Set exercise: Pull out every line in the data that has the string "source" in it.
+++++
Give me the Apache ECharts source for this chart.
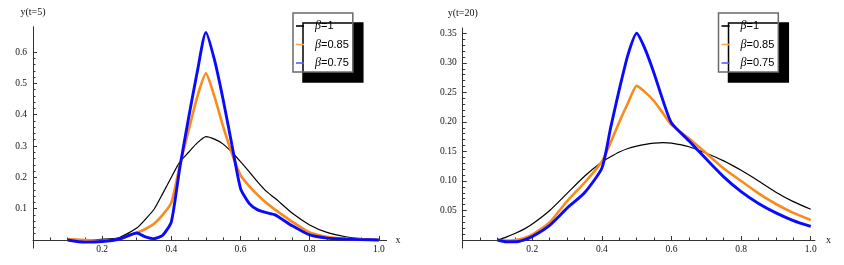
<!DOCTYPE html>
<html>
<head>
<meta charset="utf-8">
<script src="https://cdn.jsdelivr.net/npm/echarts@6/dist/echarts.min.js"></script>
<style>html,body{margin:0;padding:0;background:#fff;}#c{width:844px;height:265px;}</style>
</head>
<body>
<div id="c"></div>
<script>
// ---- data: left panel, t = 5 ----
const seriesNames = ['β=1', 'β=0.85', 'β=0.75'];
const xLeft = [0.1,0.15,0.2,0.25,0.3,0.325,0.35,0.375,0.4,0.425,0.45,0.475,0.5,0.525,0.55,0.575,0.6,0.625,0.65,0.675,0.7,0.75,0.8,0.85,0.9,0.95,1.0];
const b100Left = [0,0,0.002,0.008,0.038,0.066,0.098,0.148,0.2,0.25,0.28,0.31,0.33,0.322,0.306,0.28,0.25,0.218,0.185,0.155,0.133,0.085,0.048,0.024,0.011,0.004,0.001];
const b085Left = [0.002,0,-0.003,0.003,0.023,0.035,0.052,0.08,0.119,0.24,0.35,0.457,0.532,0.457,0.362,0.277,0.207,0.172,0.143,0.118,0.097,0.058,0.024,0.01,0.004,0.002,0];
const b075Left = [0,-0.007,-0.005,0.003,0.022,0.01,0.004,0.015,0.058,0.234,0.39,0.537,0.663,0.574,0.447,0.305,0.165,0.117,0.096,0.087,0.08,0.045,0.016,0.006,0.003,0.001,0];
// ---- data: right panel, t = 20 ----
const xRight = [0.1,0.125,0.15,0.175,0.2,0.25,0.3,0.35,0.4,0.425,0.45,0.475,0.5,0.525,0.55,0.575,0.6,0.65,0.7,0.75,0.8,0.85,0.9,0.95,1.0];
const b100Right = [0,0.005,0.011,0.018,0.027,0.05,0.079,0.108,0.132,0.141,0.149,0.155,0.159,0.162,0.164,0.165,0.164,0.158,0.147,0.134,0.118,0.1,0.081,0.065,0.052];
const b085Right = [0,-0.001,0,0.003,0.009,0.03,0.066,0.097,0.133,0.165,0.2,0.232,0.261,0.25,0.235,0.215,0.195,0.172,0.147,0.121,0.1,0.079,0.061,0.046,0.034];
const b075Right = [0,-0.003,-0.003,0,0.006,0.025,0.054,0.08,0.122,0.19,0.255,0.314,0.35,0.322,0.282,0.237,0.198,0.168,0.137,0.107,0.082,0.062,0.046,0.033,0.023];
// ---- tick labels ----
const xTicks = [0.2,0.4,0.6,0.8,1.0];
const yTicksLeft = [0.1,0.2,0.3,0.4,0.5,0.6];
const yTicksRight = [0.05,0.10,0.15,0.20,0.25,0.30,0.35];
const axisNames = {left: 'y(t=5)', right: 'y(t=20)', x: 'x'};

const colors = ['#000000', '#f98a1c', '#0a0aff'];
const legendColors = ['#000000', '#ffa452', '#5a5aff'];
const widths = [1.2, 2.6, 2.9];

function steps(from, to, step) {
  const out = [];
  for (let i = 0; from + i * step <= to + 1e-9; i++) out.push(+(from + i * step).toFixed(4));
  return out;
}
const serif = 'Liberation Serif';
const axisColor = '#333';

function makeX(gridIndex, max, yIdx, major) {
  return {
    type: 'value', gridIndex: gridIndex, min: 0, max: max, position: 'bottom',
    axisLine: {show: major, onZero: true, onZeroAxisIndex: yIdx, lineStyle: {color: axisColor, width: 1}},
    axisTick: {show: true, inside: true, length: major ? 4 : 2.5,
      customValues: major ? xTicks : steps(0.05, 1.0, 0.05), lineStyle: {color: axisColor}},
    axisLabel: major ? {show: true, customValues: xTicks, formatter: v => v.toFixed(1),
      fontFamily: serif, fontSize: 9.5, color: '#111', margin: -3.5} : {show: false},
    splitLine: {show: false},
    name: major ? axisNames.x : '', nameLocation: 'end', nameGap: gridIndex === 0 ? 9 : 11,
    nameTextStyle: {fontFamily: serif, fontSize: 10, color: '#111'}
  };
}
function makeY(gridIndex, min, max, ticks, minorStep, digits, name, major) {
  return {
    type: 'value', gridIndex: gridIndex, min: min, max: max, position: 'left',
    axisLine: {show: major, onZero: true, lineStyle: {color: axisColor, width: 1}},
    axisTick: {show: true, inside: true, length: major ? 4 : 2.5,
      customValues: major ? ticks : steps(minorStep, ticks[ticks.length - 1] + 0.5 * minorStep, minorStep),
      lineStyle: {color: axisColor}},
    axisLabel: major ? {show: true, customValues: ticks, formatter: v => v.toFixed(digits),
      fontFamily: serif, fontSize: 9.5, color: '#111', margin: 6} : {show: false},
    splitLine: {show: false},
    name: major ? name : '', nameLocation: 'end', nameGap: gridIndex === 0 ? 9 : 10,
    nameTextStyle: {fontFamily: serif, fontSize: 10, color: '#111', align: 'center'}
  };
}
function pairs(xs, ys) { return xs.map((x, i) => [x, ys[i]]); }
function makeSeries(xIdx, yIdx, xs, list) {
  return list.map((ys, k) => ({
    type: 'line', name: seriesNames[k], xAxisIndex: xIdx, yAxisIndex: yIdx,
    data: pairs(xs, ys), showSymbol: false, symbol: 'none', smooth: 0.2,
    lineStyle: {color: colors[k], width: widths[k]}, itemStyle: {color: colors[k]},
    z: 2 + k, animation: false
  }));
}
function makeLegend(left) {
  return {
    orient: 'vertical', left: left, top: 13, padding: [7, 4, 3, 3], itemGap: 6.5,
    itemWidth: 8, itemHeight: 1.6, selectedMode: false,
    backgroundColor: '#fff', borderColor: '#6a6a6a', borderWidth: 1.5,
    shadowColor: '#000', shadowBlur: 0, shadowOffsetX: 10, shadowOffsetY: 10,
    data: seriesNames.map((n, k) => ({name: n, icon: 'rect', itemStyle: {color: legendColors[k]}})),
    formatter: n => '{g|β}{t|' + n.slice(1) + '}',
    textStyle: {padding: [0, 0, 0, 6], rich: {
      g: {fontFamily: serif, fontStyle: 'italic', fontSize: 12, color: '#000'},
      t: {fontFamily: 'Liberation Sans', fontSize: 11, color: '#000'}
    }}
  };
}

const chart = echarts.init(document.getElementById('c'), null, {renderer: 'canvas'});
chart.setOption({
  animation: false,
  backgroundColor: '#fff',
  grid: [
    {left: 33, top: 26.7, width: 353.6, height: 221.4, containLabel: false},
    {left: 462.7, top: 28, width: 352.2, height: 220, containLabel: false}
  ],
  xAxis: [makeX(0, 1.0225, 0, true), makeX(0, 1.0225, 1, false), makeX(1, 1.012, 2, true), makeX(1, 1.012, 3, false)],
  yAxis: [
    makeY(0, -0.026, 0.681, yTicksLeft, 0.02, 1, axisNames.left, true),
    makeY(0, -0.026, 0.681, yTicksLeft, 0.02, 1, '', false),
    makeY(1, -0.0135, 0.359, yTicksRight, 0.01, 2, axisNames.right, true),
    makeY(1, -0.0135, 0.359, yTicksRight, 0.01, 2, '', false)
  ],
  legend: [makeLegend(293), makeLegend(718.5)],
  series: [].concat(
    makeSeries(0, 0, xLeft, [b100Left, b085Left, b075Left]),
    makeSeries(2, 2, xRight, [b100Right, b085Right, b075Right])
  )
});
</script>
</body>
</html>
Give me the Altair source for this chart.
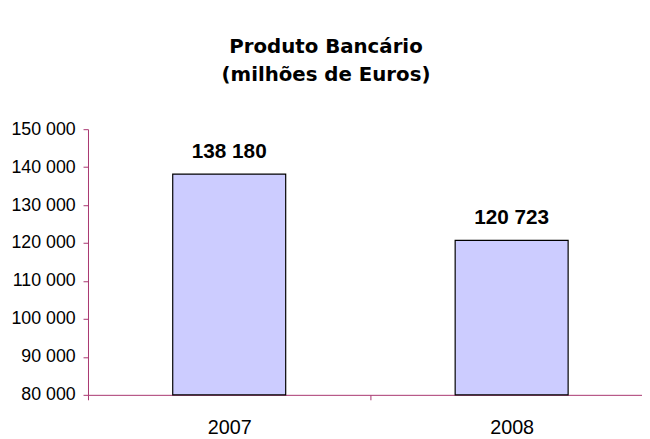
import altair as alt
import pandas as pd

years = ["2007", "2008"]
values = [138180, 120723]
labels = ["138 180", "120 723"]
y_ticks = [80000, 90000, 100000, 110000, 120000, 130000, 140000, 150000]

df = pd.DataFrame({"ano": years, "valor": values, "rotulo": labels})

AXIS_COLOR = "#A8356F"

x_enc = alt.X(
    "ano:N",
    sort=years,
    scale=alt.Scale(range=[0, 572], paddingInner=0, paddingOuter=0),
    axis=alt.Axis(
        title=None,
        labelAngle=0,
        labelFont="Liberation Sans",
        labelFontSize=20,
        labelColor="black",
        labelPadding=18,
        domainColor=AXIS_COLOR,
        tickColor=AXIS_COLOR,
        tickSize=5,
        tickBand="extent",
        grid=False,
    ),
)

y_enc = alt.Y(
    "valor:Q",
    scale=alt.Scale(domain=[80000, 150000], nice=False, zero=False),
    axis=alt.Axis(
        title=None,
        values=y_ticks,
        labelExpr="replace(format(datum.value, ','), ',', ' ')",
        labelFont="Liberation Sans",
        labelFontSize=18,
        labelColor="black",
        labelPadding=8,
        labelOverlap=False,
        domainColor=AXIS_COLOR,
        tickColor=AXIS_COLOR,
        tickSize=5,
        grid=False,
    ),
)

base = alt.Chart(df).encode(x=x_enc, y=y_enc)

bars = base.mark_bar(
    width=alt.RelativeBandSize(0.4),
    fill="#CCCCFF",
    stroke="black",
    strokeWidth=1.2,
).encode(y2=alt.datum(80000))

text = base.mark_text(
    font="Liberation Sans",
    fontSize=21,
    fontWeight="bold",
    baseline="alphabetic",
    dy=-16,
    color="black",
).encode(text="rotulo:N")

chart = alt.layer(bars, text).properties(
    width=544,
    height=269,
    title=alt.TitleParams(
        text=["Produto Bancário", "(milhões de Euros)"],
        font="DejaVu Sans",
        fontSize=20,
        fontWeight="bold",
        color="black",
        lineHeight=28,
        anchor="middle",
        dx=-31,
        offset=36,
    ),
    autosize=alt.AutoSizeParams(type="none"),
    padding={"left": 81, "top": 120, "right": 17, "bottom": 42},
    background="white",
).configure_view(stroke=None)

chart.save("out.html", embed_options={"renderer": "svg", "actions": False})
+++++
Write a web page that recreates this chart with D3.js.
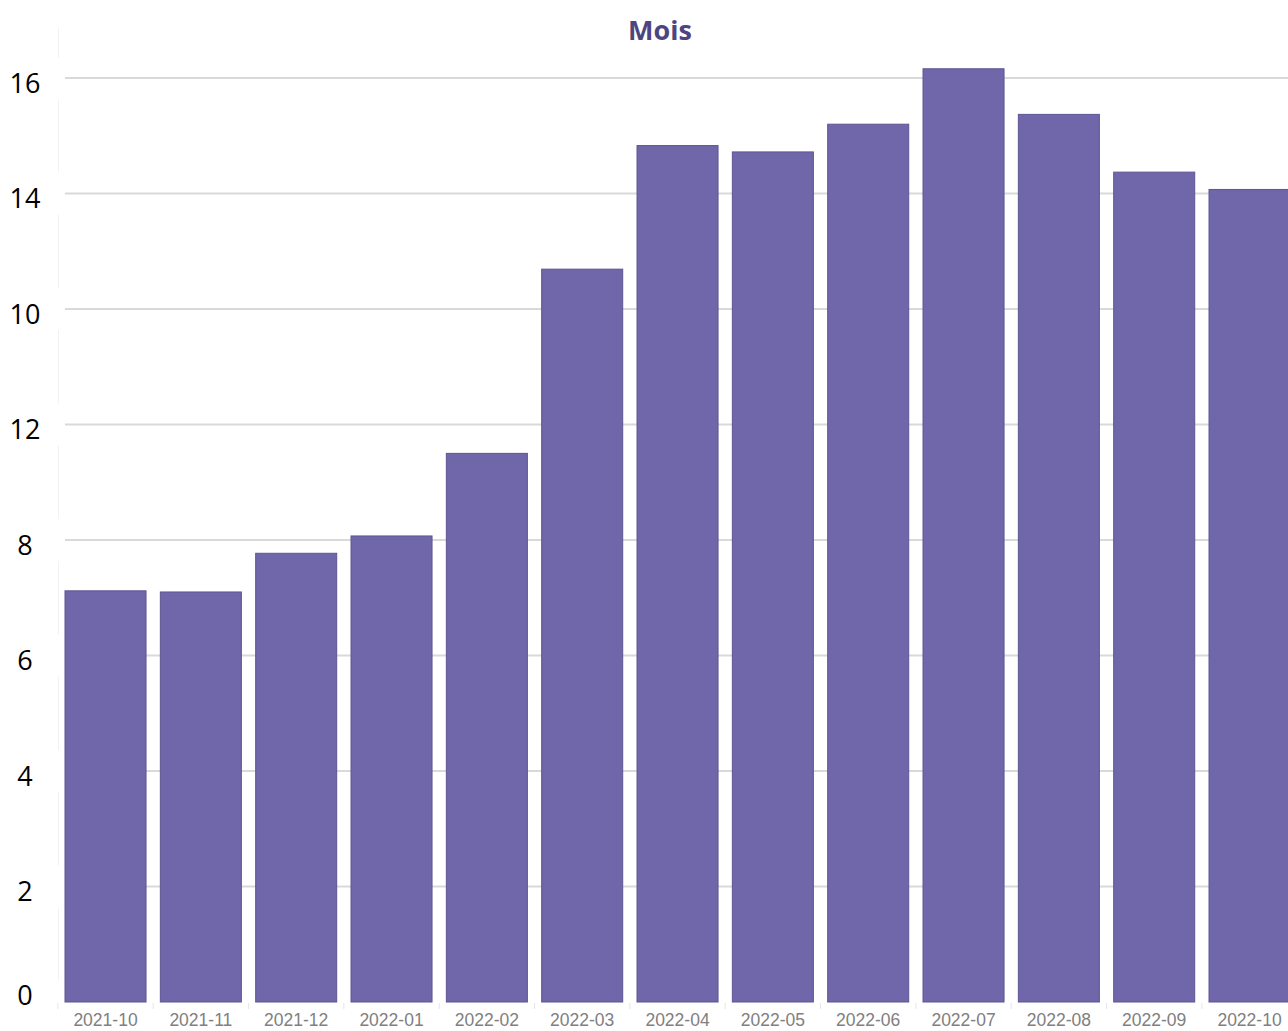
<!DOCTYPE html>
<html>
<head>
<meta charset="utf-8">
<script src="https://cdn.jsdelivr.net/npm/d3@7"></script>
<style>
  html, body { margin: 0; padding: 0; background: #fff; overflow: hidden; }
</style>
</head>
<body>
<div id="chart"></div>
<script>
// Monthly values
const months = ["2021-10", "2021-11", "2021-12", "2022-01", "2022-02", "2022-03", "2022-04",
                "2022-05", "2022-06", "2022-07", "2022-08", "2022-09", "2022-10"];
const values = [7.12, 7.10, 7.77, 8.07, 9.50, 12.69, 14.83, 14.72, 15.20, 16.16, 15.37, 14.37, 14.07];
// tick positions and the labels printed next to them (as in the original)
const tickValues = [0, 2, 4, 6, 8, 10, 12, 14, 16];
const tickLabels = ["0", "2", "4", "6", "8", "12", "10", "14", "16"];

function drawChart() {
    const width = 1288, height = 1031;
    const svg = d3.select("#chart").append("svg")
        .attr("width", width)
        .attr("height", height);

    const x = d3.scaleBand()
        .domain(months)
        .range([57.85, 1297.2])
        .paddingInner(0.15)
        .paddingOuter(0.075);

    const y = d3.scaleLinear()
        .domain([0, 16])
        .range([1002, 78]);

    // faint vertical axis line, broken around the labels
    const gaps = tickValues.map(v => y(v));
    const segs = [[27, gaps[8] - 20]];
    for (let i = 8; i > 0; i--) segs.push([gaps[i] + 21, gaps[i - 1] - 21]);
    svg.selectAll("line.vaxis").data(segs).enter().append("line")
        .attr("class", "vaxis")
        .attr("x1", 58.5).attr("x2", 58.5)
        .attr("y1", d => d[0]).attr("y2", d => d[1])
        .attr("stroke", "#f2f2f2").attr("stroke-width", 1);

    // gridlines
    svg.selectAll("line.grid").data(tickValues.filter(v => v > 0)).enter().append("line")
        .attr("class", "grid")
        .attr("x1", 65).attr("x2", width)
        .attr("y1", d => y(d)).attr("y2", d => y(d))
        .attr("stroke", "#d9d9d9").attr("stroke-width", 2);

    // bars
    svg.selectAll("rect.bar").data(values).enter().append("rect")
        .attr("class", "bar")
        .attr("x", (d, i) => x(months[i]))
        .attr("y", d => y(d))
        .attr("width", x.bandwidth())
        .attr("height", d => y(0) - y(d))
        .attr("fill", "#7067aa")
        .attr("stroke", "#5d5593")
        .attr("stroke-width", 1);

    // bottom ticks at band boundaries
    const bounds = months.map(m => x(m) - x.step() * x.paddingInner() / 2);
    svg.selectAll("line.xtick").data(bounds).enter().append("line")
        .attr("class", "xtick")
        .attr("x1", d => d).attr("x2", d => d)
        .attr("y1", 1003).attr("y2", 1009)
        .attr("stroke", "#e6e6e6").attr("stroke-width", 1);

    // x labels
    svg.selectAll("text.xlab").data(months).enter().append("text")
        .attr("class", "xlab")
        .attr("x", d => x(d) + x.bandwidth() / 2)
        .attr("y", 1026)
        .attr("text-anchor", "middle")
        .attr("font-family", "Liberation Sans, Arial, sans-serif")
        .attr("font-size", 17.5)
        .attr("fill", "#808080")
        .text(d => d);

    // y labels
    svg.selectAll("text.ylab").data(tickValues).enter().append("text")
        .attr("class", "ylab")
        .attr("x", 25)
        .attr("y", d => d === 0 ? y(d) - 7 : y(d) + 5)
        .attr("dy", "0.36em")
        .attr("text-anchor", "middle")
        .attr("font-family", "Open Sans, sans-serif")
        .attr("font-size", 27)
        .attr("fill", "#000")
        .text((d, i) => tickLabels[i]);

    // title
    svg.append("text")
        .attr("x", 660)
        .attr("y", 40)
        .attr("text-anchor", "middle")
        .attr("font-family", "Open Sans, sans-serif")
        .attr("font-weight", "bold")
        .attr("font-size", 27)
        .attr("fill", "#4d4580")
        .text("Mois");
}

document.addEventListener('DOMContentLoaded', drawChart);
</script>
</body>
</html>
+++++
Solution to the problem:
Give me the Apache ECharts source for this chart.
Give me the Altair source for this chart.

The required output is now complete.